If I was minded to create something rather than to take things apart all the time, I’d probably connect the STM32 to my Arduino software and see if I could write a sketch to read the input pins that connect to the magnetic read heads (via the op amps). Then I’d figure out to do HID emulation (as the original firmware did) so I could read arbitrary magstripes rather than just payment cards.
I got as far as tracing out the 3 input pins using the continuity testing feature on my multimeter.
I was also interested to know if I could have figured out the input pins from looking at the firmware. I loaded up the firmware in Hopper – which was surprisingly easy. But haven’t yet understood it to the extent where I could figure out input pins used. Apparently the assembler code to read of each pin is pretty distinctive, so this certainly seems possible to search for – once you’ve understood the datasheet enough to know what to search for exactly. Checkout 4m30s onwards in this LiveOverflow YouTube video.

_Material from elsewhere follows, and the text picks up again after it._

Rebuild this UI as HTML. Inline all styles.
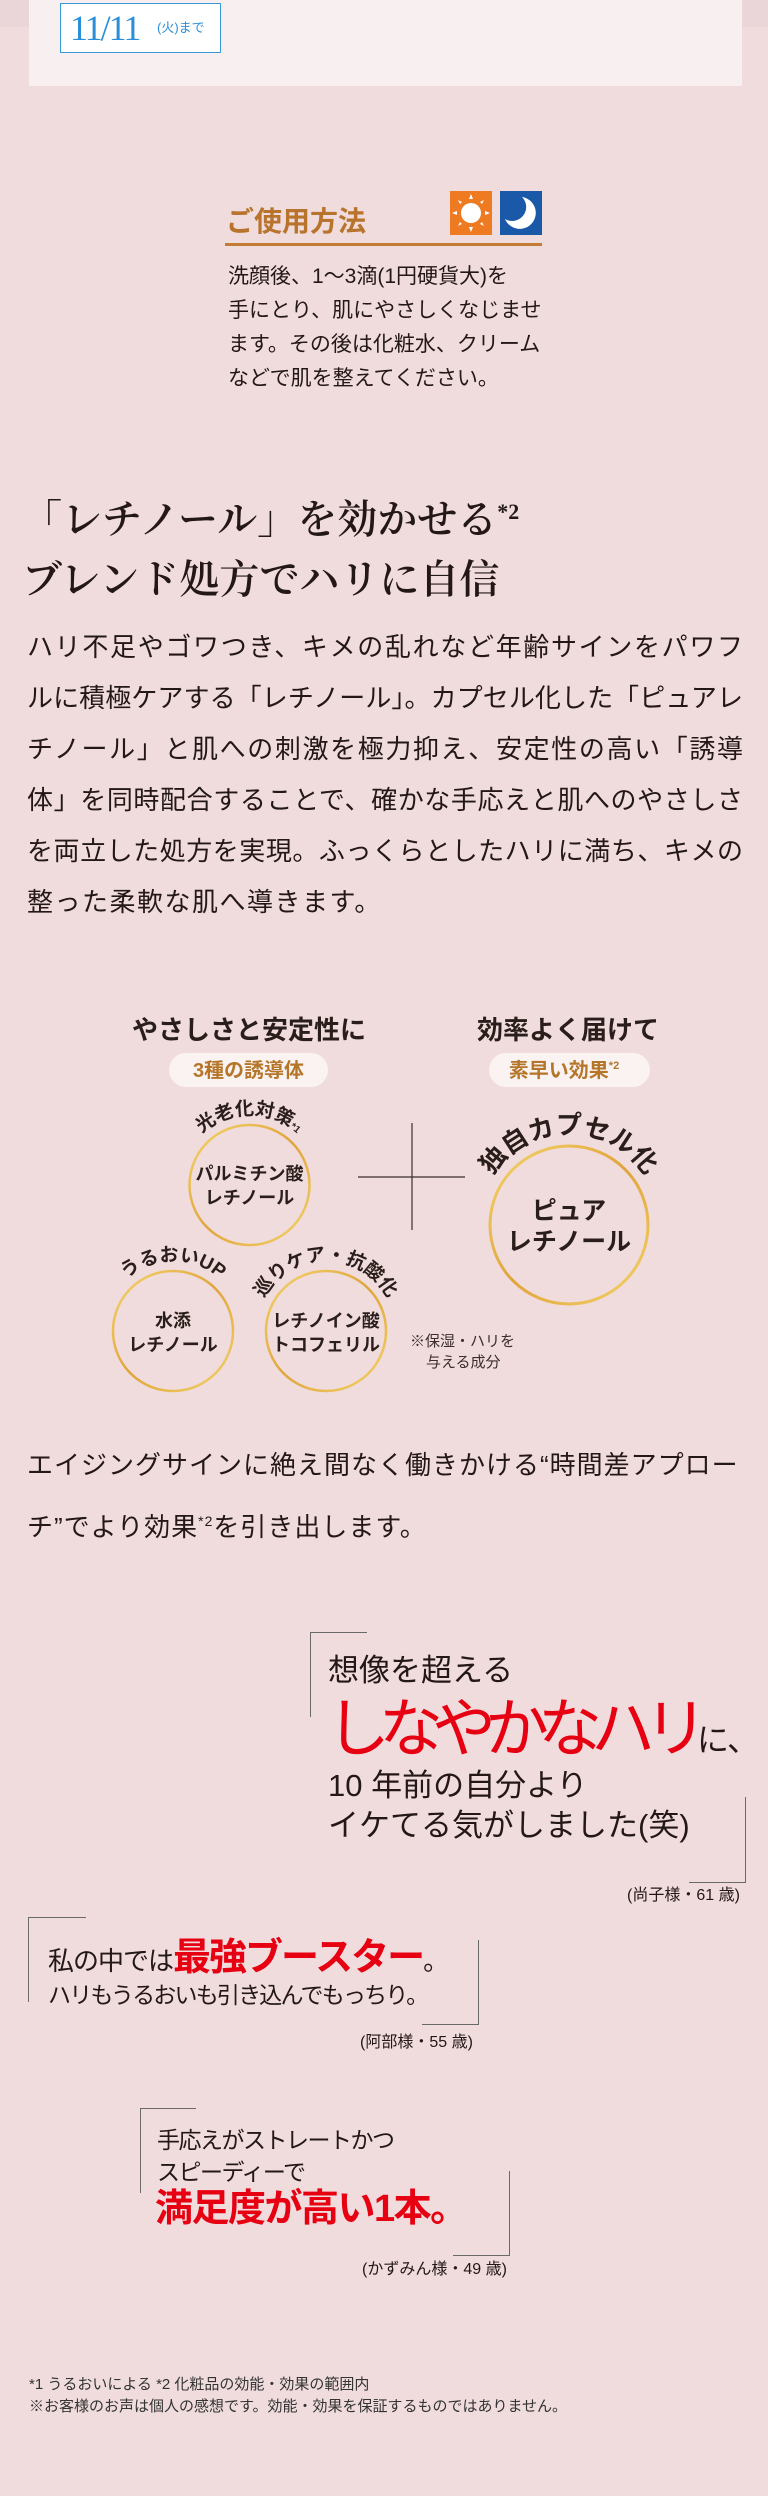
<!DOCTYPE html>
<html><head><meta charset="utf-8">
<style>
*{margin:0;padding:0;box-sizing:border-box}
body{width:768px;height:2496px;background:#f0dcdd;position:relative;overflow:hidden;font-family:"Liberation Sans","Noto Sans CJK JP",sans-serif;color:#231815}
.a{position:absolute;white-space:nowrap}
.body{font-size:26px;line-height:51px}
.j{display:block;width:716px;text-align:justify;text-align-last:justify;text-justify:inter-character;white-space:normal;height:51px;overflow:visible}
.ln{position:absolute;background:#6a6a6a}
</style></head><body>
<div class="a" style="left:0;top:0;width:768px;height:27px;background:#ead6d8"></div>
<div class="a" style="left:29px;top:0;width:713px;height:86px;background:#f8f0f0"></div>
<div class="a" style="left:60px;top:3px;width:161px;height:50px;border:1.5px solid #3a9ad9;background:#fff"></div>
<div class="a" style="left:70px;top:8px;color:#2a8fd8;font-family:'Liberation Serif',serif;font-size:36px;letter-spacing:-2px;line-height:40px">11/11</div>
<div class="a" style="left:157px;top:20px;color:#2a8fd8;font-size:13px;line-height:16px">(火)まで</div>

<!-- usage -->
<div class="a" style="left:226px;top:204px;font-size:28px;font-weight:bold;color:#b8742c;line-height:36px">ご使用方法</div>
<svg class="a" style="left:450px;top:191px" width="93" height="45" viewBox="0 0 93 45">
<rect x="0" y="0" width="42" height="44" fill="#ee7a22"/>
<circle cx="21" cy="22" r="10" fill="#fff"/>
<g fill="#fff"><polygon points="21,3 19,8 23,8"/><polygon points="21,41 19,36 23,36"/><polygon points="2,22 7,20 7,24"/><polygon points="40,22 35,20 35,24"/><polygon points="8,9 12,11 10,13"/><polygon points="34,9 30,11 32,13"/><polygon points="8,35 12,33 10,31"/><polygon points="34,35 30,33 32,31"/></g>
<rect x="50" y="0" width="42" height="44" fill="#1a58a8"/>
<path d="M72 6 A16 16 0 1 1 55 28 A14 14 0 0 0 72 6Z" fill="#fff"/>
</svg>
<div class="a" style="left:225px;top:243px;width:317px;height:3px;background:#c27c34"></div>
<div class="a" style="left:228px;top:260px;font-size:21px;line-height:34px;color:#231815">洗顔後、1～3滴(1円硬貨大)を<br>手にとり、肌にやさしくなじませ<br>ます。その後は化粧水、クリーム<br>などで肌を整えてください。</div>

<!-- headline -->
<div class="a" style="left:22px;top:482px;font-family:'Liberation Serif','Noto Serif CJK SC',serif;font-weight:600;font-size:40px;line-height:60px;color:#231815">「レチノール」を効かせる<span style="font-size:22px;vertical-align:14px">*2</span><br>ブレンド処方でハリに自信</div>

<div class="a body" style="left:27px;top:622px">
<div class="j">ハリ不足やゴワつき、キメの乱れなど年齢サインをパワフ</div>
<div class="j">ルに積極ケアする「レチノール」。カプセル化した「ピュアレ</div>
<div class="j">チノール」と肌への刺激を極力抑え、安定性の高い「誘導</div>
<div class="j">体」を同時配合することで、確かな手応えと肌へのやさしさ</div>
<div class="j">を両立した処方を実現。ふっくらとしたハリに満ち、キメの</div>
<div style="letter-spacing:1.5px;height:51px">整った柔軟な肌へ導きます。</div>
</div>

<!-- diagram -->
<svg class="a" style="left:0;top:0" width="768" height="1420" viewBox="0 0 768 1420">
<defs>
<linearGradient id="g" x1="0" y1="0" x2="1" y2="1"><stop offset="0" stop-color="#f3d66c"/><stop offset="0.5" stop-color="#e0a43c"/><stop offset="1" stop-color="#f2d46a"/></linearGradient>
<path id="p1" d="M179.5 1185 A70 70 0 0 1 319.5 1185"/>
<path id="p2" d="M103 1331 A70 70 0 0 1 243 1331"/>
<path id="p3" d="M256 1331 A70 70 0 0 1 396 1331"/>
<path id="p4" d="M478 1225 A91 91 0 0 1 660 1225"/>
</defs>
<g font-family="'Liberation Sans','Noto Sans CJK JP',sans-serif" font-weight="bold" fill="#2a1e1a">
<text x="249" y="1039" font-size="26" text-anchor="middle">やさしさと安定性に</text>
<text x="568" y="1039" font-size="26" text-anchor="middle">効率よく届けて</text>
<rect x="169" y="1053" width="159" height="34" rx="17" fill="#fbf3f2"/>
<rect x="489" y="1053" width="161" height="34" rx="17" fill="#fbf3f2"/>
<text x="248.5" y="1077" font-size="20" text-anchor="middle" fill="#b5762a">3種の誘導体</text>
<text x="564" y="1077" font-size="20" text-anchor="middle" fill="#b5762a">素早い効果<tspan font-size="11" dy="-8">*2</tspan></text>
<circle cx="249.5" cy="1185" r="60" fill="none" stroke="url(#g)" stroke-width="2.5"/>
<circle cx="173" cy="1331" r="60" fill="none" stroke="url(#g)" stroke-width="2.5"/>
<circle cx="326" cy="1331" r="60" fill="none" stroke="url(#g)" stroke-width="2.5"/>
<circle cx="569" cy="1225" r="79" fill="none" stroke="url(#g)" stroke-width="3"/>
<text font-size="19"><textPath href="#p1" startOffset="50%" text-anchor="middle">光老化対策<tspan font-size="10">*1</tspan></textPath></text>
<text font-size="19"><textPath href="#p2" startOffset="50%" text-anchor="middle">うるおいUP</textPath></text>
<text font-size="19"><textPath href="#p3" startOffset="50%" text-anchor="middle">巡りケア・抗酸化</textPath></text>
<text font-size="26"><textPath href="#p4" startOffset="50%" text-anchor="middle">独自カプセル化</textPath></text>
<text x="249.5" y="1180" font-size="18" text-anchor="middle">パルミチン酸</text>
<text x="249.5" y="1204" font-size="18" text-anchor="middle">レチノール</text>
<text x="173" y="1327" font-size="18" text-anchor="middle">水添</text>
<text x="173" y="1351" font-size="18" text-anchor="middle">レチノール</text>
<text x="326" y="1327" font-size="18" text-anchor="middle">レチノイン酸</text>
<text x="326" y="1351" font-size="18" text-anchor="middle">トコフェリル</text>
<text x="569" y="1219" font-size="25" text-anchor="middle">ピュア</text>
<text x="569" y="1250" font-size="25" text-anchor="middle">レチノール</text>
</g>
<line x1="358" y1="1177" x2="465" y2="1177" stroke="#3a2e2a" stroke-width="1.2"/>
<line x1="412" y1="1123" x2="412" y2="1230" stroke="#3a2e2a" stroke-width="1.2"/>
<text x="410" y="1346" font-size="15" fill="#3a2e2a" font-family="'Liberation Sans','Noto Sans CJK JP',sans-serif">※保湿・ハリを</text>
<text x="426" y="1367" font-size="15" fill="#3a2e2a" font-family="'Liberation Sans','Noto Sans CJK JP',sans-serif">与える成分</text>
</svg>

<div class="a body" style="left:27px;top:1437px;line-height:56px;letter-spacing:1px">エイジングサインに絶え間なく働きかける“時間差アプロー<br>チ”でより効果<span style="font-size:14px;vertical-align:10px">*2</span>を引き出します。</div>

<!-- quote 1 -->
<div class="ln" style="left:310px;top:1632px;width:57px;height:1px"></div>
<div class="ln" style="left:310px;top:1632px;width:1px;height:85px"></div>
<div class="a" style="left:328px;top:1652px;font-size:31px;line-height:38px">想像を超える</div>
<div class="a" style="left:326px;top:1694px;font-size:64px;line-height:70px;color:#e60012;letter-spacing:-11px">しなやかなハリ<span style="font-size:32px;color:#231815;letter-spacing:-1px">に、</span></div>
<div class="a" style="left:328px;top:1766px;font-size:31px;line-height:40px">10 年前の自分より<br>イケてる気がしました(笑)</div>
<div class="ln" style="left:745px;top:1797px;width:1px;height:85px"></div>
<div class="ln" style="left:689px;top:1882px;width:57px;height:1px"></div>
<div class="a" style="left:627px;top:1885px;font-size:16px;line-height:22px">(尚子様・61 歳)</div>

<!-- quote 2 -->
<div class="ln" style="left:28px;top:1917px;width:58px;height:1px"></div>
<div class="ln" style="left:28px;top:1917px;width:1px;height:85px"></div>
<div class="a" style="left:48px;top:1940px;font-size:26px;line-height:36px;letter-spacing:-1px">私の中では<span style="font-size:38px;color:#e60012;font-weight:bold;letter-spacing:-2px">最強ブースター</span>。</div>
<div class="a" style="left:48px;top:1980px;font-size:23px;line-height:30px;letter-spacing:-1.8px">ハリもうるおいも引き込んでもっちり。</div>
<div class="ln" style="left:478px;top:1940px;width:1px;height:84px"></div>
<div class="ln" style="left:422px;top:2024px;width:57px;height:1px"></div>
<div class="a" style="left:360px;top:2032px;font-size:16px;line-height:22px">(阿部様・55 歳)</div>

<!-- quote 3 -->
<div class="ln" style="left:140px;top:2108px;width:56px;height:1px"></div>
<div class="ln" style="left:140px;top:2108px;width:1px;height:85px"></div>
<div class="a" style="left:157px;top:2124px;font-size:23px;line-height:32px;letter-spacing:-1.5px">手応えがストレートかつ<br>スピーディーで</div>
<div class="a" style="left:155px;top:2186px;font-size:38px;line-height:46px;color:#e60012;font-weight:bold;letter-spacing:-1.5px">満足度が高い1本。</div>
<div class="ln" style="left:509px;top:2171px;width:1px;height:84px"></div>
<div class="ln" style="left:453px;top:2255px;width:57px;height:1px"></div>
<div class="a" style="left:362px;top:2259px;font-size:16px;line-height:22px">(かずみん様・49 歳)</div>

<div class="a" style="left:29px;top:2374px;font-size:15px;line-height:22px;color:#333">*1 うるおいによる *2 化粧品の効能・効果の範囲内<br>※お客様のお声は個人の感想です。効能・効果を保証するものではありません。</div>
</body></html>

It might be possible to write some nefarious firmware that seems to operate as normal, but secretly logs card numbers to the internal flash. Alternatively, maybe it just waits until midnight before it plays a load of malicious keystrokes to the host computer. Or maybe it only plays malicious keystrokes out when an attacker’s creditcard is swiped.
You might want to check out the stm32duino / Blue Pill, which uses the same family of microprocessors and the Pill Duck project which is essentially a USB Rubber Ducky type device that uses the Blue Pill hardware. Take care when Googling for blue pills, though.